Interestingly enough, the name “Sherry” is actually an Anglicization of Xeres, the alternative name for Jerez. In former times, the fortified wine which came from Jerez de la Frontera was known as “sack” which came from the word “saca” in Spanish, which means extraction. Under European law, “Sherry” has protected designation of origin status; because of this, all wine that has “Sherry” on its label must come from a region known as “the Sherry Triangle”. This triangle consists of El Puerto de Santa Maria, Sanlúcar de Barrameda, and Jerez de la Frontera, and all three locations are found in Cádiz province. The official denomination of origin is Denominación de orígen Jerez-Xeres-Sherry.

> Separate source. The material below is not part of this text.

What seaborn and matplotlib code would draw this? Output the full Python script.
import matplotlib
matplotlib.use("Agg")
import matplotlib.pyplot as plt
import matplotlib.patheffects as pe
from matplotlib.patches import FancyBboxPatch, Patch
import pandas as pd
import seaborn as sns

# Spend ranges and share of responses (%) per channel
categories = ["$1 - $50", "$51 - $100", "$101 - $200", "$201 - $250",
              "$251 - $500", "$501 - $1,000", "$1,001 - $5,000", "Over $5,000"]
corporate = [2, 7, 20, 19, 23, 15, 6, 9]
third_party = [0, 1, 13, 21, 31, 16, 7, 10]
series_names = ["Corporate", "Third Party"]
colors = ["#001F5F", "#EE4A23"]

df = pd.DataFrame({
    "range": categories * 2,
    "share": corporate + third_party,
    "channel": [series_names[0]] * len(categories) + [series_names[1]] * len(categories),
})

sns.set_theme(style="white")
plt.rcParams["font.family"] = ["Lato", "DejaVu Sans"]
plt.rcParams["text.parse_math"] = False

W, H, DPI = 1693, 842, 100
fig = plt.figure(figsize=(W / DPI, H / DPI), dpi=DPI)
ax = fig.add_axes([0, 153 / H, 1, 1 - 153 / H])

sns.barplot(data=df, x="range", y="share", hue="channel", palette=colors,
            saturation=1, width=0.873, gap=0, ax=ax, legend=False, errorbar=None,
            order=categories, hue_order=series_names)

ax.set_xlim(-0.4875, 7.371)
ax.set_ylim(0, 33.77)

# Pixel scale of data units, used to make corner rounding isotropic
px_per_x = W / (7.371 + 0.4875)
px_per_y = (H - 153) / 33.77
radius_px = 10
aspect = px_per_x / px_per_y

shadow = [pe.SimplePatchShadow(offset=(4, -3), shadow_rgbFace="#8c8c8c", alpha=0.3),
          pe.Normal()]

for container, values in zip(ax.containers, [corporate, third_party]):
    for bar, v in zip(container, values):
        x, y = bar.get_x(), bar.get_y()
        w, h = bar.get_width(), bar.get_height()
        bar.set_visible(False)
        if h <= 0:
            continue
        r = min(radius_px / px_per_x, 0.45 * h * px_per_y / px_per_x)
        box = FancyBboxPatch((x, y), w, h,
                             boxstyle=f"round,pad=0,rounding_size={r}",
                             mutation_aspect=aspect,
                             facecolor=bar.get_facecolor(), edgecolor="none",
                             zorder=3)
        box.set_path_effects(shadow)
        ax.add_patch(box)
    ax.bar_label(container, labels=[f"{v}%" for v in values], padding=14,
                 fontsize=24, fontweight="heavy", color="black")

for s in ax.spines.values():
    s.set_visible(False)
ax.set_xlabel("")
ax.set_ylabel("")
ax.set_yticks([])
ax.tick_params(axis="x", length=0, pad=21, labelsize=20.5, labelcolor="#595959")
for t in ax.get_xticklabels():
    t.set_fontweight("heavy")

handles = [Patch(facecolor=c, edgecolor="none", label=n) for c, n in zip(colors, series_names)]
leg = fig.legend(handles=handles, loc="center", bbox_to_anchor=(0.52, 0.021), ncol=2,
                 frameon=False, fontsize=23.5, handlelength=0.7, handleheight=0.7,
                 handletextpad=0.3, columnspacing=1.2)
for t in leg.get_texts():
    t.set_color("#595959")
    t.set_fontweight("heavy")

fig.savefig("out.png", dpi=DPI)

As far as production is concerned, Sherry is basically made in the same way wine is, however, once fermentation is complete, the base wine is fortified with grape spirit to boost the alcohol content. Manzanilla and Fino wines must have an alcohol content of 15.5 percent if there are to be aged; while aging, a layer of a yeast-like substance called flor will develop and protect the wine from oxidization while it is aging in the barrel. Oloroso wines much have an alcohol content of 17 percent in order to be deemed as good for aging; Oloroso sherries will oxidize to a degree because flor does not develop, and the Sherry will become darker in color.

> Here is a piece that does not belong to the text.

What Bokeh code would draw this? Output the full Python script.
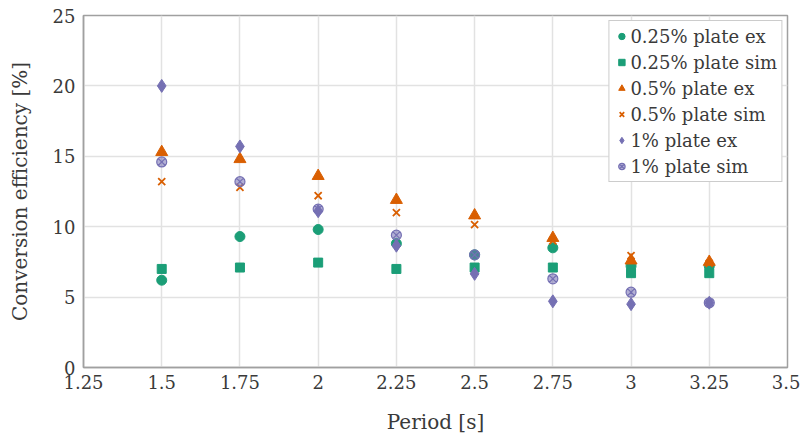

Sherries are initially dry, unlike their Port wine counterparts; this is because the spirit is added after fermentation, and any sugar will be added later. With Port wine, in order for it to stay sweet, spirit is added halfway during the fermentation process.
Sherry wines are blended with a variety of wines from different years, a process called solera and for that reason there cannot be anything considered a “vintage” sherry. What makes Sherry different from other fortified wines is that there is the possibility that an incredibly old wine may have been used, and for this reason some wine experts and true connoisseurs will state that Sherry is undervalued and underappreciated in the wider wine industry.
A Brief History of Sherry
Sherry has a long history. When distillation was introduced to the region around the year 711, winemakers and distillers found that their products combined to be a wonderful drink. Production had been established in the area for five centuries when Alfonse X of Castile took over the area, however it was after this reconquest that export of Sherry began in earnest.

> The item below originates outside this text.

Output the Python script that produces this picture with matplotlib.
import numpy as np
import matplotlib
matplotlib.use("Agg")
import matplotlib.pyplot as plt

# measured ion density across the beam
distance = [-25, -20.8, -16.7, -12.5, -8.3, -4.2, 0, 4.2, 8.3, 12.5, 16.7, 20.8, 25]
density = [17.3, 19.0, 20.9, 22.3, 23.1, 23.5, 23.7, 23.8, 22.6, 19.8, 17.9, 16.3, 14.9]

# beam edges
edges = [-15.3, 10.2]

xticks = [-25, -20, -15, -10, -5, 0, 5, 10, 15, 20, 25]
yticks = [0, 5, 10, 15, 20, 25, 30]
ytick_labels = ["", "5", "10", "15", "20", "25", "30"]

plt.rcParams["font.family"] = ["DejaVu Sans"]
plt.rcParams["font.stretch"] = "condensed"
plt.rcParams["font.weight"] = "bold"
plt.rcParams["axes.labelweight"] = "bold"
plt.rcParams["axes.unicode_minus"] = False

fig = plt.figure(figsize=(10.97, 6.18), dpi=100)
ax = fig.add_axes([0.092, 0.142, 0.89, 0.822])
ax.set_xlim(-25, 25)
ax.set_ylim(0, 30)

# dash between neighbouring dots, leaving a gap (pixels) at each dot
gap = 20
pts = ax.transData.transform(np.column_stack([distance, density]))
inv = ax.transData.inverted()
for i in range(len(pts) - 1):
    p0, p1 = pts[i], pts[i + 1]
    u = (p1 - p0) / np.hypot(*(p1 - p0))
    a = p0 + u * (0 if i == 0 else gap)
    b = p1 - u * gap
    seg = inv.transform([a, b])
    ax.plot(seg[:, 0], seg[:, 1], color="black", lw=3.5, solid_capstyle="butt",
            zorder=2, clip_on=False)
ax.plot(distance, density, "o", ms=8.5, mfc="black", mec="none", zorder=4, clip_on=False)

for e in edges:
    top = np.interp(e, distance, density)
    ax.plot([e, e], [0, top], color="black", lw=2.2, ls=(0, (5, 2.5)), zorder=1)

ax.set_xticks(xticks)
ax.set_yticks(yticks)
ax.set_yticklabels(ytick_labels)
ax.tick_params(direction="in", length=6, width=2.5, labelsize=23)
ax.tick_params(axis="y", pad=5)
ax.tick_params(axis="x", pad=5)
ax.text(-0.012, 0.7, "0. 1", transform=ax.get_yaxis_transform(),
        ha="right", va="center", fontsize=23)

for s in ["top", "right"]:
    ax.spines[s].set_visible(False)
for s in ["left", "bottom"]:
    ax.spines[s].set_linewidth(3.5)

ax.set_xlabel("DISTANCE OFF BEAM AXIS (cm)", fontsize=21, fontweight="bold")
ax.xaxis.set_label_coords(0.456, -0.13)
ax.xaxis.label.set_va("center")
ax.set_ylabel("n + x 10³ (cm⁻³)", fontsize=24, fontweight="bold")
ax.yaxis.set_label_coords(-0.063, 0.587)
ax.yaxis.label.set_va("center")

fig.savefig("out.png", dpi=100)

Sherry was considered incredibly important for centuries, and was so important that when Magellan sailed around the world, the sherry he carried on board had cost him more than his entire weapons inventory. Sherry became very popular in Britain after Francis Drake sacked Cádiz in 1587; among the spoils were almost three thousand barrels of the fortified wine that he brought with him on the trip home.
Varieties of Sherry
Fino is the driest and palest variety of Sherry. It is aged in barrels with flor yeast and is unoxidized.
Manzanilla is a very light style of Fino and is made in the Sanlúcar de Barrameda area.
Manzanilla Pasada is a Manzanilla that is aged and partially oxidized, with a nutty flavour.
Amontillado is a Sherry that is aged under flor but is afterwards exposed to oxygen. It is darker than Fino but lighter in color than an Oloroso. Sometimes Amontillado will be sweetened; however, once sweetened it can no longer be labeled as Amontillado.
Oloroso is a darker and richer wine that has been aged for longer than a Fino or Amontillado. When Oloroso has been sweetened, it can only be sold as “Cream Sherry” and producers are not allowed to label it with the words “Oloroso”.
Jerez Dulce or Sweet Sherries are produced by fermenting dried Pedro Ximénez grapes or dried Moscatel grapes. The resulting wine is sweet and dark brown or black in color.
Sherry may not be the most fashionable drink now, but it’s only a question of time before it will get rediscovered; it is a sure thing that shortly it will make a triumphant return.